## Your task
From the entries that follow, gather each line holding the word "source".

## Data for processing
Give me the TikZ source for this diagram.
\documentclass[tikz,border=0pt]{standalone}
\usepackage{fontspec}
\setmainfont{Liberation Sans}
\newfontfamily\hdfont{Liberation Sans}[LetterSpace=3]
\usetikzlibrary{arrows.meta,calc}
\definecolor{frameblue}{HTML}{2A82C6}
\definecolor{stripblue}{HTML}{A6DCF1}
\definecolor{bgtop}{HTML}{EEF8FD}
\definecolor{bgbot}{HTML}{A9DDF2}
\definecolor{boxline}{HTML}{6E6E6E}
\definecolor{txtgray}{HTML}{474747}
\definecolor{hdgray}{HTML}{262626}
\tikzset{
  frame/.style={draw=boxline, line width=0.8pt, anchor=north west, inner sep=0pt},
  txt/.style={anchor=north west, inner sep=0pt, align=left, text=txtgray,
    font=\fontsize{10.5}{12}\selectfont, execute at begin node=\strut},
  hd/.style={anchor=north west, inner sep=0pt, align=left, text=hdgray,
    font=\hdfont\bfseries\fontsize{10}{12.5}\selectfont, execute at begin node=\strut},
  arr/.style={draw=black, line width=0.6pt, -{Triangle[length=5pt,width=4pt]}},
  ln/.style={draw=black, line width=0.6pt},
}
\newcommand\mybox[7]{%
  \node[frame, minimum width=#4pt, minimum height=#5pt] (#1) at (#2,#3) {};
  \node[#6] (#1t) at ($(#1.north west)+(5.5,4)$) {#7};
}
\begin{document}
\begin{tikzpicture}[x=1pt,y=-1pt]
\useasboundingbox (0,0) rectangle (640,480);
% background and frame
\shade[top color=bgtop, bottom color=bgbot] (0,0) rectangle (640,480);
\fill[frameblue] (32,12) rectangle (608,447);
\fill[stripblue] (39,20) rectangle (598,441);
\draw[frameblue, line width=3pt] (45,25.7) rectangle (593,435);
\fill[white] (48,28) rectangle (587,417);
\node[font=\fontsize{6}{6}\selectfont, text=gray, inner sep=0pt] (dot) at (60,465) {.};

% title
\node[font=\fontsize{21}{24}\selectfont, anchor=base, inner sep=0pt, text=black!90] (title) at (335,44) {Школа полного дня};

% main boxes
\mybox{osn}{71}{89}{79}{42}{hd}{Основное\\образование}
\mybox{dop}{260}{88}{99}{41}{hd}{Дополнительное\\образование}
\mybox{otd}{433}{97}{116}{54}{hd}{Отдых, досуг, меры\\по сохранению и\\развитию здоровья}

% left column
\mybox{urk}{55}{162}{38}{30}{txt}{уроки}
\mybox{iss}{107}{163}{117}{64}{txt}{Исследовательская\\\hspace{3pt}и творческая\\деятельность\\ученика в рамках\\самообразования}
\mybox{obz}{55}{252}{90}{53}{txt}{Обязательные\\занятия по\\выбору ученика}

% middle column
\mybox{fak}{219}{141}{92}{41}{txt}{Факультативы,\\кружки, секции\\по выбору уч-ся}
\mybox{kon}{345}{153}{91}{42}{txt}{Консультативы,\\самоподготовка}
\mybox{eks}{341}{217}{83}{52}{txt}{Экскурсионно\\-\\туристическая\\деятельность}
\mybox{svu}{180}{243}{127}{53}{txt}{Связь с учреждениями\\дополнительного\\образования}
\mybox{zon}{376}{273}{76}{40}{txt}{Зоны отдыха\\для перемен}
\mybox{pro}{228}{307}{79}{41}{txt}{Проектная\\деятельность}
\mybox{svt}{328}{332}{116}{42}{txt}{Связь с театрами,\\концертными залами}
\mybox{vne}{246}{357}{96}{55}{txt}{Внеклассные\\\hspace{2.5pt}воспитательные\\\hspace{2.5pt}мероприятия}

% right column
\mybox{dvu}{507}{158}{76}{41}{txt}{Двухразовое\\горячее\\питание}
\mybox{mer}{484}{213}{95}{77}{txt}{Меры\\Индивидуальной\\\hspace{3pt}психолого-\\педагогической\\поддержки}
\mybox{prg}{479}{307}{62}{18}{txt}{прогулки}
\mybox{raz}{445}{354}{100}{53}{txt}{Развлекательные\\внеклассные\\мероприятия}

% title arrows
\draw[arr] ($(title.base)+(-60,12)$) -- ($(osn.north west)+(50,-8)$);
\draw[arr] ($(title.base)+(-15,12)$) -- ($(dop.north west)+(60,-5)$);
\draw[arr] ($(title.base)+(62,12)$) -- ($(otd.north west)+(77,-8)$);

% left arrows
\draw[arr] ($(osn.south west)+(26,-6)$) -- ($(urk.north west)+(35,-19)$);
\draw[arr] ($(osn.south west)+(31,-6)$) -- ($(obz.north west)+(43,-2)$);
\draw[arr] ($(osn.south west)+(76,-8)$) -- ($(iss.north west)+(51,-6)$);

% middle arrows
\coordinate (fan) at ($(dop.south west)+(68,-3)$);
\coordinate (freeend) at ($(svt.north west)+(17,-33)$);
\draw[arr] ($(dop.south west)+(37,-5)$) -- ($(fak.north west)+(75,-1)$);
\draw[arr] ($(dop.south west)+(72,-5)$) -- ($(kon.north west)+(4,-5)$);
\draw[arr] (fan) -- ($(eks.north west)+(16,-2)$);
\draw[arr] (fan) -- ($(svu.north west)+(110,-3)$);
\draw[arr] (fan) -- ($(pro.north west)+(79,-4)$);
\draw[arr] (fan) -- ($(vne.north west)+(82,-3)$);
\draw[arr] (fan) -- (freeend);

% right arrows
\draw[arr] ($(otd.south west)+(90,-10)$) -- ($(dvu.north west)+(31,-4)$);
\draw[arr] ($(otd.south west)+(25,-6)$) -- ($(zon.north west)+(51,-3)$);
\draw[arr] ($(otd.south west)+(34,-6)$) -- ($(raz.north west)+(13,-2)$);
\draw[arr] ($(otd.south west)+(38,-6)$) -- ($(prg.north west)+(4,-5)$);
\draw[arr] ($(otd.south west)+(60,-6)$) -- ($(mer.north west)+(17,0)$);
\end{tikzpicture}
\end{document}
---
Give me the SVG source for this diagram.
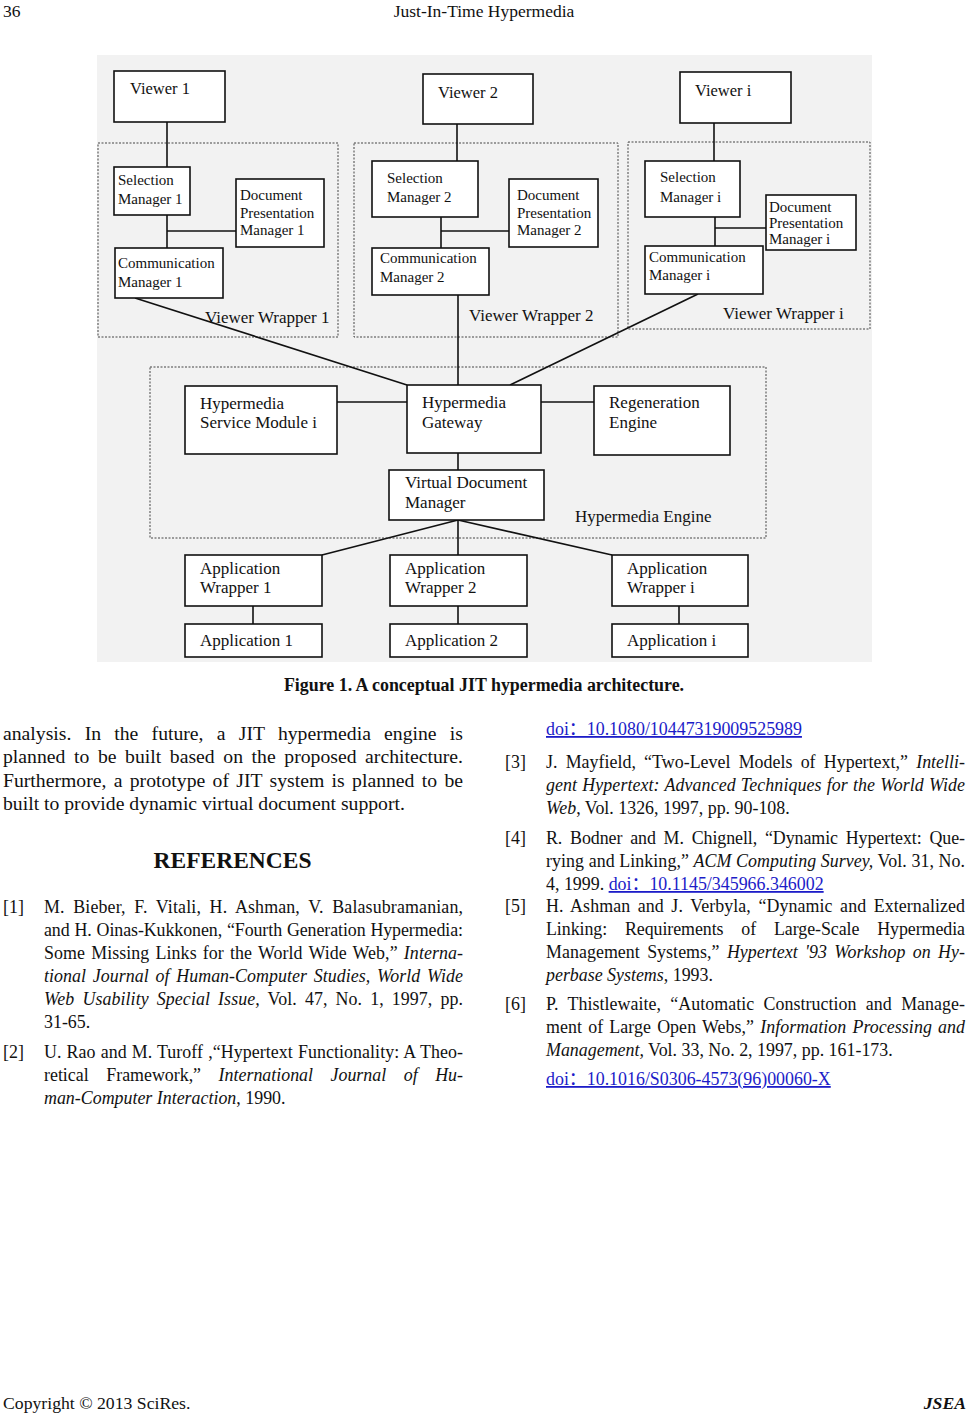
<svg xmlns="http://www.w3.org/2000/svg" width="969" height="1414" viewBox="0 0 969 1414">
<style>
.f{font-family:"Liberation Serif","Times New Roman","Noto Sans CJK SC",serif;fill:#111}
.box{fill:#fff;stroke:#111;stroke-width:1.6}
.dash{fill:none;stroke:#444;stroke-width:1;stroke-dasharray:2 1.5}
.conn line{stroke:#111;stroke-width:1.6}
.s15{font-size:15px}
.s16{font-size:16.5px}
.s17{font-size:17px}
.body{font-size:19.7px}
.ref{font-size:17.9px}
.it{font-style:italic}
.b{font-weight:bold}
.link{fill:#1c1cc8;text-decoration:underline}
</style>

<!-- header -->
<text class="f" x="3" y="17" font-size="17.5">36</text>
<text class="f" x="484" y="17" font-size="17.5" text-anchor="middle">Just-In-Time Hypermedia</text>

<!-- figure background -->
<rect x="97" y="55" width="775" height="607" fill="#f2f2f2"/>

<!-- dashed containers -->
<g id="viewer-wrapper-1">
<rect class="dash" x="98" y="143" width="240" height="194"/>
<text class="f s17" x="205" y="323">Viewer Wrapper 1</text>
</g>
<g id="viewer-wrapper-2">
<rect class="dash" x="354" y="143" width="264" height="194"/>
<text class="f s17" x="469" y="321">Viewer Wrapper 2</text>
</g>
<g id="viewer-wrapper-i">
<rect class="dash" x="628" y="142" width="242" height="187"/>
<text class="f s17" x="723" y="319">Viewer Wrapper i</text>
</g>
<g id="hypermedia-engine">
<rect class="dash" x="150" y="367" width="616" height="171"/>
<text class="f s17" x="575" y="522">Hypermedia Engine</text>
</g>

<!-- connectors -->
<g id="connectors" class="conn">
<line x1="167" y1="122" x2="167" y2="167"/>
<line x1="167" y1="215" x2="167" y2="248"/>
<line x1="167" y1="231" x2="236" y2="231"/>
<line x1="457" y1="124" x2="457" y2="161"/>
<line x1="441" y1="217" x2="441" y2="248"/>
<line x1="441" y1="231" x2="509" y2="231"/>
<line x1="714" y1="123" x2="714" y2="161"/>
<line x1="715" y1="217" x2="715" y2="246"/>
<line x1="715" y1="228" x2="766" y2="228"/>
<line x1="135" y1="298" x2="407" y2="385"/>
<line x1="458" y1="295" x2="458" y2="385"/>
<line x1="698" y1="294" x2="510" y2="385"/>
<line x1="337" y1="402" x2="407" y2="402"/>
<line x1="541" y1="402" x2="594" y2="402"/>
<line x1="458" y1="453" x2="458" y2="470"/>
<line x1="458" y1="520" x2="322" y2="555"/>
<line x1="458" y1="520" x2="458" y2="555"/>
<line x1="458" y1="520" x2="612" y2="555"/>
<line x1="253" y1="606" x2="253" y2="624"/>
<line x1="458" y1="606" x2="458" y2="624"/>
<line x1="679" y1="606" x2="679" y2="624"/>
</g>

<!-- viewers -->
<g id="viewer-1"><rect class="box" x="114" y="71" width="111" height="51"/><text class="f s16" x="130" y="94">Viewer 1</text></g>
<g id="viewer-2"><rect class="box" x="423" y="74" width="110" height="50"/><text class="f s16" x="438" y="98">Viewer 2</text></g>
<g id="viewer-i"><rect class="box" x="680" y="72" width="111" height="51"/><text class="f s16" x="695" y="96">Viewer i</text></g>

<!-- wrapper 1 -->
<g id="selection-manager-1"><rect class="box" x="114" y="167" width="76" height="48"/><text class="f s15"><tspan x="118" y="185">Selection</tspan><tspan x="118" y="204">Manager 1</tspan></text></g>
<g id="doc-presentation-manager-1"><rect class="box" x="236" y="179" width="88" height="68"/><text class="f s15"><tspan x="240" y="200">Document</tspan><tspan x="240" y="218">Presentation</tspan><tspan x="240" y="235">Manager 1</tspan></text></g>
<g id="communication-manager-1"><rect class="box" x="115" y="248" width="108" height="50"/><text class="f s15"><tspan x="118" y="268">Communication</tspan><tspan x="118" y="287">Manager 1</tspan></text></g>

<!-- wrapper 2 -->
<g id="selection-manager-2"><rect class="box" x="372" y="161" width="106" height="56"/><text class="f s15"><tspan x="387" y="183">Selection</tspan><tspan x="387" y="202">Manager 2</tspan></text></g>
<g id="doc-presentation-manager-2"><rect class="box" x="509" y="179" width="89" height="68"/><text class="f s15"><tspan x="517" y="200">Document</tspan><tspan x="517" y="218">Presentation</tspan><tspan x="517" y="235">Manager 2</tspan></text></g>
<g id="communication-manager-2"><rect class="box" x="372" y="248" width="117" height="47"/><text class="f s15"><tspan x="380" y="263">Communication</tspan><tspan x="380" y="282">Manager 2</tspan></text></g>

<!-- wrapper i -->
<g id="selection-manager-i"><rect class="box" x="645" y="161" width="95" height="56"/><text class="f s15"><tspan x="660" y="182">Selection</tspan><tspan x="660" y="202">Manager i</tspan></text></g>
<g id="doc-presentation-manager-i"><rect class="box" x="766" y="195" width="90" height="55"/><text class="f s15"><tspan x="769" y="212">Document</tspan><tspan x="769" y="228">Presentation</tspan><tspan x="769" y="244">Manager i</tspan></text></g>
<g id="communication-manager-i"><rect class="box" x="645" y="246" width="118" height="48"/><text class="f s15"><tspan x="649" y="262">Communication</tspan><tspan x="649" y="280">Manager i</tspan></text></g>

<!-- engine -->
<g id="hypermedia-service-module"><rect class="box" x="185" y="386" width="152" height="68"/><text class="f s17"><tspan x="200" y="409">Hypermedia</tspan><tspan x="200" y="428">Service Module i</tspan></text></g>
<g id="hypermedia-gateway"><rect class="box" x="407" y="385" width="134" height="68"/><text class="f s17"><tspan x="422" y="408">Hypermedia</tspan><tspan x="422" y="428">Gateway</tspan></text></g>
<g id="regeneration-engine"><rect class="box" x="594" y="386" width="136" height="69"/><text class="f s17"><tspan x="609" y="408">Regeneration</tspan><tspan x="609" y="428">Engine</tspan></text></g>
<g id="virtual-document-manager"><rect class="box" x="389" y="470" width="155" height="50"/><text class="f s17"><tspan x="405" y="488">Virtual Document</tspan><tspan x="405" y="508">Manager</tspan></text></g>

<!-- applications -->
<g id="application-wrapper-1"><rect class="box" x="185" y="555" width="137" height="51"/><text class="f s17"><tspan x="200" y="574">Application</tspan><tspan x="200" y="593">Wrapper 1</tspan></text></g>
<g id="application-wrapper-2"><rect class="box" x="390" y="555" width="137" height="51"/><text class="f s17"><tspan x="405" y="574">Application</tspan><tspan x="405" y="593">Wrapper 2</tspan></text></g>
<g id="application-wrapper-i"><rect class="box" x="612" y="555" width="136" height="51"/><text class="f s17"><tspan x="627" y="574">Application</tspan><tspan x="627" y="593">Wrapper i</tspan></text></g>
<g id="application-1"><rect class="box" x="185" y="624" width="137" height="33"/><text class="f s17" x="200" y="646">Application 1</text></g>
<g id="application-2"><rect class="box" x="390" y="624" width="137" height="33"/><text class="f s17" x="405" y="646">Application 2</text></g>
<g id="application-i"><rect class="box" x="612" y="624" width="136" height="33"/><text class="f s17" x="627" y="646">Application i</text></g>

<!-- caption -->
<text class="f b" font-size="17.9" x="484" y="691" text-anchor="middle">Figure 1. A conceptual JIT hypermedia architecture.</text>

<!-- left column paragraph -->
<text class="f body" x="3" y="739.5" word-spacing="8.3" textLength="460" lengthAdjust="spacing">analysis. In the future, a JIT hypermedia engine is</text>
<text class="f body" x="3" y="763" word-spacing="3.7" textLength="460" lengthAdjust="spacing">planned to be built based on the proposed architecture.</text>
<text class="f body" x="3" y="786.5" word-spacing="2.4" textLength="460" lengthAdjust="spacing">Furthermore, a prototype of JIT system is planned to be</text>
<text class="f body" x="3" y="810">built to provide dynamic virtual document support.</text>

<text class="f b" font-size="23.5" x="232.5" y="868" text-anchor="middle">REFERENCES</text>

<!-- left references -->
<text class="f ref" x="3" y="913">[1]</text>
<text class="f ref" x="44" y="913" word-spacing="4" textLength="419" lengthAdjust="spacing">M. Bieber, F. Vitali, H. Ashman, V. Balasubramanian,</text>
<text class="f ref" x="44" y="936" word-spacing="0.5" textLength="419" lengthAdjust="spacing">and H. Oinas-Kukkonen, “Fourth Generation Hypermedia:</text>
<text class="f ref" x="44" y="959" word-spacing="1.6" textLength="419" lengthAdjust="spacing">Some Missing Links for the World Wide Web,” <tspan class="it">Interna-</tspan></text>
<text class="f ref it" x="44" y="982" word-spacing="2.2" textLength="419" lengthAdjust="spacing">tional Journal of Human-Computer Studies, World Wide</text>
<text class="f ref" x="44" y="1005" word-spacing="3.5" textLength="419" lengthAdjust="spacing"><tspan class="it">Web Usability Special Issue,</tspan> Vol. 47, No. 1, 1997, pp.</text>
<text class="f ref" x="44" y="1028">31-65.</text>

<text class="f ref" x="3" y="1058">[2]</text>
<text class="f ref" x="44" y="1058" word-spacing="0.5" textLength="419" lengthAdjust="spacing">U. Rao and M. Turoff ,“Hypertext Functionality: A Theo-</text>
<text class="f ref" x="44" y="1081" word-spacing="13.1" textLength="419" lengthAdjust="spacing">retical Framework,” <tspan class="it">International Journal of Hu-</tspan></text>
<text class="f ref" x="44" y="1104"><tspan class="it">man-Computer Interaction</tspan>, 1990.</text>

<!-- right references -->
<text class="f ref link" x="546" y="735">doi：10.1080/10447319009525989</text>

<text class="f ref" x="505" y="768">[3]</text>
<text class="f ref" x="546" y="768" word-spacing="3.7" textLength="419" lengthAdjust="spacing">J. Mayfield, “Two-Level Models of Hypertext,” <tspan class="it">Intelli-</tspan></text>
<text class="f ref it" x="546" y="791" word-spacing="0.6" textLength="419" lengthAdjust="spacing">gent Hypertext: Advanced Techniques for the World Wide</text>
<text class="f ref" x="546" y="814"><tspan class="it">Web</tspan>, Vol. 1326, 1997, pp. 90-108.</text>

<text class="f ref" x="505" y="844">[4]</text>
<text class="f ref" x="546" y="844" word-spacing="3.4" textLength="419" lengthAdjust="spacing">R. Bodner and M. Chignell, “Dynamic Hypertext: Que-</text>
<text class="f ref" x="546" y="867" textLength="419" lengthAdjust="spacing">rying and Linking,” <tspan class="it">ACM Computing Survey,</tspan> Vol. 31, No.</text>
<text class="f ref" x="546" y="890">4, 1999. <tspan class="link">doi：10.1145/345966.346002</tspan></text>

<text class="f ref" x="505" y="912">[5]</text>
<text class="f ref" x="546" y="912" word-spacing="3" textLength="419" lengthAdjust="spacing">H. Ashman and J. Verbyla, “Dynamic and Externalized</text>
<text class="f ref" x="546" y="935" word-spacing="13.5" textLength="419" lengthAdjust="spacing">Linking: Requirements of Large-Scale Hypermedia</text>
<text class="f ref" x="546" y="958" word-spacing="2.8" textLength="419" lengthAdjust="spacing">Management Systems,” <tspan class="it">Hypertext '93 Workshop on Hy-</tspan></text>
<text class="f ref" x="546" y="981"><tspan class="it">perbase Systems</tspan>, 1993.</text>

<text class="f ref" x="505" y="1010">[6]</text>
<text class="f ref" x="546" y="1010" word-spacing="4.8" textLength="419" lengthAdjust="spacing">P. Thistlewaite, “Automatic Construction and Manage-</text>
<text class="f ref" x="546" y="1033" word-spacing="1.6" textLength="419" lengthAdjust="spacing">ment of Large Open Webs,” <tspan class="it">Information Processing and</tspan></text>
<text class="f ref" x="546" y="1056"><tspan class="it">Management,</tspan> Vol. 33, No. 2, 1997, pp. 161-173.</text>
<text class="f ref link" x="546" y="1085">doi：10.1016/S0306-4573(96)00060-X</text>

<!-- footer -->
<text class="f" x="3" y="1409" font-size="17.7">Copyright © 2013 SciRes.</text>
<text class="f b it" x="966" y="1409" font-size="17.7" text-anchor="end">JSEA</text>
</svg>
...
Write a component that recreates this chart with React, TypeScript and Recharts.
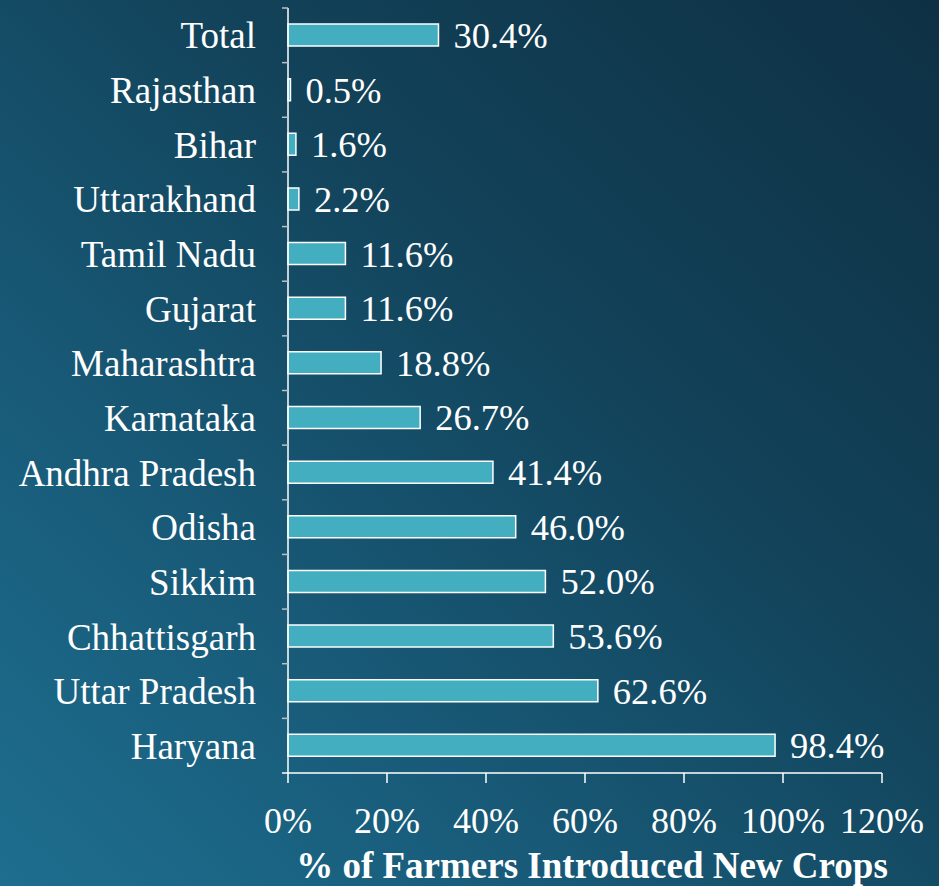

## Full response
Give me the TikZ source for this diagram.
Give me the SVG source for this diagram.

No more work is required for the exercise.